Lithuanian President Gitanas Nausėda intends to distribute copies of the hit HBO series Chernobyl to EU leaders in order to warn them about the alleged dangers posed by Belarus’ recently built nuclear power plant. He is expected to distribute the DVDs at an informal EU summit in Porto on May 7 and 8.
“The president’s gesture is a simple, non-traditional way to [draw] the attention of EU leaders to the danger posed by the Astravyetz [nuclear power plant in Belarus] not only for Lithuania, but for the entire EU,” a presidential administration official told Lithuania’s ELTA news agency. “The president believes this film is very effective,” Nausėda’s office added.
Another question is whether Vilnius’ concerns about the Astravyetz plant’s safety are justified, and it’s possible that they are. However, making any connections to the Chernobyl disaster is completely illogical. The reactor at the plant was a joint project between Belarus and Rosatom, Russia’s state nuclear energy company. The latter no longer even builds reactors with similar technology to the one used in Chernobyl, as has been the case for many years. Last April, this issue was widely debated in Russia’s industrial circles.
Furthermore, the company made numerous improvements to its reactor designs, which were based on an analysis of the Chernobyl disaster. According to Rosatom, “all modern Russian reactors meet all modern safety norms and requirements, including those set by the International Atomic Energy Agency.” While many have pointed out significant historical inaccuracies in the play, Lithuania’s president appears to have decided it’s good enough to use as a persuasive tool in real-life politics.

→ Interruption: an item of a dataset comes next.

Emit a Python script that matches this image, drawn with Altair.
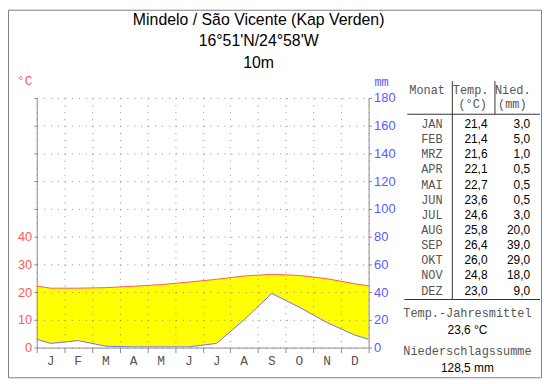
import altair as alt
import pandas as pd

# ---------------- data ----------------
month_initials = ["J", "F", "M", "A", "M", "J", "J", "A", "S", "O", "N", "D"]
month_names = ["JAN", "FEB", "MRZ", "APR", "MAI", "JUN", "JUL", "AUG", "SEP", "OKT", "NOV", "DEZ"]
temperature = [21.4, 21.4, 21.6, 22.1, 22.7, 23.6, 24.6, 25.8, 26.4, 26.0, 24.8, 23.0]
precipitation = [3.0, 5.0, 1.0, 0.5, 0.5, 0.5, 3.0, 20.0, 39.0, 29.0, 18.0, 9.0]
title_lines = ["Mindelo / São Vicente (Kap Verden)", "16°51'N/24°58'W", "10m"]
temp_ticks = [0, 10, 20, 30, 40, 50, 60, 70, 80, 90]
precip_ticks = [0, 20, 40, 60, 80, 100, 120, 140, 160, 180]
annual_mean_label = "23,6 °C"
annual_sum_label = "128,5 mm"

# cyclic extension (December before January, January after December)
pos = [-0.5] + [i + 0.5 for i in range(12)] + [12.5]
clim = pd.DataFrame({
    "pos": pos,
    "temp": [temperature[-1]] + temperature + [temperature[0]],
    "precip": [precipitation[-1]] + precipitation + [precipitation[0]],
})
mlab = pd.DataFrame({"m": month_initials, "pos": [i + 0.5 for i in range(12)]})

def de(v):
    return f"{v:.1f}".replace(".", ",")

table = pd.DataFrame({
    "i": list(range(12)),
    "mon": month_names,
    "t": [de(v) for v in temperature],
    "p": [de(v) for v in precipitation],
})

# ---------------- styles ----------------
GRAY = "#8c8c8c"
RED = "#ff5a5a"
BLUE = "#5a5aff"
MONO = "Liberation Mono"
SANS = "Liberation Sans"
MONO_COLOR = "#555555"
W, H = 335, 252

xenc = alt.X(
    "pos:Q",
    scale=alt.Scale(domain=[0, 12], nice=False, zero=False),
    axis=alt.Axis(values=list(range(13)), labels=False, title=None, tickSize=5,
                  tickColor=GRAY, domainColor=GRAY, grid=True, gridColor=GRAY,
                  gridDash=[1, 6], zindex=1),
)
left_axis = alt.Axis(values=temp_ticks, title=None, tickSize=3, tickColor=GRAY,
                     domainColor=GRAY, grid=True, gridColor=GRAY, gridDash=[1, 6],
                     labelColor=RED, labelFont=SANS, labelFontSize=13, labelPadding=2,
                     labelExpr="datum.value <= 40 ? datum.label : ''", zindex=1)
right_axis = alt.Axis(values=precip_ticks, orient="right", title=None, tickSize=3,
                      tickColor=GRAY, domainColor=GRAY, grid=False, labelColor=BLUE,
                      labelFont=SANS, labelFontSize=13, labelPadding=2, zindex=1)
tscale = alt.Scale(domain=[0, 90], nice=False, zero=False)
pscale = alt.Scale(domain=[0, 180], nice=False, zero=False)

base = alt.Chart(clim)
area = base.transform_calculate(p2="datum.precip / 2").mark_area(
    color="#ffff00", interpolate="linear", clip=True
).encode(x=xenc, y=alt.Y("temp:Q", scale=tscale, axis=left_axis), y2="p2:Q")
tline = base.mark_line(color=RED, strokeWidth=1, interpolate="linear", clip=True).encode(
    x=xenc, y=alt.Y("temp:Q", scale=tscale, axis=left_axis))
mtext = alt.Chart(mlab).mark_text(font=MONO, fontSize=13, color=MONO_COLOR, baseline="middle").encode(
    x=xenc, y=alt.value(H + 14), text="m:N")
inner = alt.layer(area, tline, mtext)

pline = base.mark_line(color="#7070ff", strokeWidth=1, interpolate="linear", clip=True).encode(
    x=xenc, y=alt.Y("precip:Q", scale=pscale, axis=right_axis))

# table rows (own point scale for row position)
rowenc = alt.Y("i:O", scale=alt.Scale(type="point", range=[26.3, 194.6], padding=0), axis=None)
tb = alt.Chart(table)
col_m = tb.mark_text(font=MONO, fontSize=12, color=MONO_COLOR, align="right", baseline="middle").encode(
    y=rowenc, x=alt.value(409.7), text="mon:N")
col_t = tb.mark_text(font=SANS, fontSize=12, color="#000000", align="right", baseline="middle").encode(
    y=rowenc, x=alt.value(455), text="t:N")
col_p = tb.mark_text(font=SANS, fontSize=12, color="#000000", align="right", baseline="middle").encode(
    y=rowenc, x=alt.value(498), text="p:N")
table_layer = alt.layer(col_m, col_t, col_p)

one = pd.DataFrame({"k": [0]})

def txt(s, x, y, font=MONO, size=12, color=MONO_COLOR, align="center"):
    return alt.Chart(pd.DataFrame({"t": [s]})).mark_text(
        font=font, fontSize=size, color=color, align=align, baseline="middle"
    ).encode(text="t:N", x=alt.value(x), y=alt.value(y))

def rule(x1, x2, y1, y2, color="#333333"):
    return alt.Chart(one).mark_rule(color=color, strokeWidth=1).encode(
        x=alt.value(x1), x2=alt.value(x2), y=alt.value(y1), y2=alt.value(y2))

decor = [
    txt(title_lines[0], 224, -79, font=SANS, size=16, color="#000000"),
    txt(title_lines[1], 224, -57, font=SANS, size=16, color="#000000"),
    txt(title_lines[2], 224, -35, font=SANS, size=16, color="#000000"),
    txt("°C", -12, -17, size=13, color=RED),
    txt("mm", 348, -16, size=12, color=BLUE),
    txt("Monat", 394, -8),
    txt("Temp.", 438, -8),
    txt("(°C)", 440, 6),
    txt("Nied.", 480.5, -8),
    txt("(mm)", 480, 6),
    txt("Temp.-Jahresmittel", 434.7, 217),
    txt(annual_mean_label, 434.7, 234, font=SANS, color="#000000"),
    txt("Niederschlagssumme", 434.7, 255.5),
    txt(annual_sum_label, 434.7, 273, font=SANS, color="#000000"),
    rule(419.5, 419.5, -17, 203),
    rule(462.5, 462.5, -17, 16.5),
    rule(374, 508, 16.5, 16.5),
    rule(371, 508, 203.5, 203.5),
    alt.Chart(one).mark_rect(fill="transparent", stroke="#808080", strokeWidth=1).encode(
        x=alt.value(-28.5), x2=alt.value(509.5), y=alt.value(-88.5), y2=alt.value(282.5)),
]

chart = alt.layer(inner, pline, table_layer, *decor).resolve_scale(y="independent").properties(
    width=W, height=H,
    autosize=alt.AutoSizeParams(type="none"),
    padding={"left": 29, "top": 89, "right": 175, "bottom": 31},
    background="#ffffff",
).configure_view(stroke="transparent")

chart.save("out.html", embed_options={"renderer": "svg", "actions": False})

Vilnius claims that the Astravyetz nuclear power plant, built about 60 kilometers from the Lithuanian capital, is a “Moscow’s geopolitical project” guided by “similar Soviet secrecy principles” as the Chernobyl disaster; a flat-out lie. Yet, “the EU must act immediately,” according to the statement.
Lithuania has been embroiled in a protracted dispute with Belarus over the power plant, which is set to come online in November 2020. Vilnius repeatedly expressed concerns about its safety and strongly opposed its construction. The Lithuanian government immediately banned Belarusian power imports after the plant began operations.
Dainius Kreivys, Lithuania’s energy minister, told local media in February that his country was still importing significant amounts of energy from Belarus, which surprised Minsk. Later, the Belarus Ministry of Energy stated that the claim did not “correspond to reality.”
The five-part HBO miniseries, a dramatization of one of history’s worst nuclear accidents, has captivated audiences all over the world, becoming one of the highest-rated TV shows on the film database IMDB. It is now also a Russia-bashing tool for one of Europe’s least serious governments.
The nuclear power plant in question gets its name from its location: the Astravyetz District in Belarus’ Grodno Region. The plant’s initial plans were announced in the 1980s, but were suspended following the 1986 disaster, and this appears to be the only connection or association that can be made with Chernobyl. The energy dispute between Russia and Belarus in 2007 fueled the project’s revival. The plant consists of two nuclear reactors built between 2016 and 2020, with two more reactors likely to be added by 2025. Atomstroyexport supplied the reactors.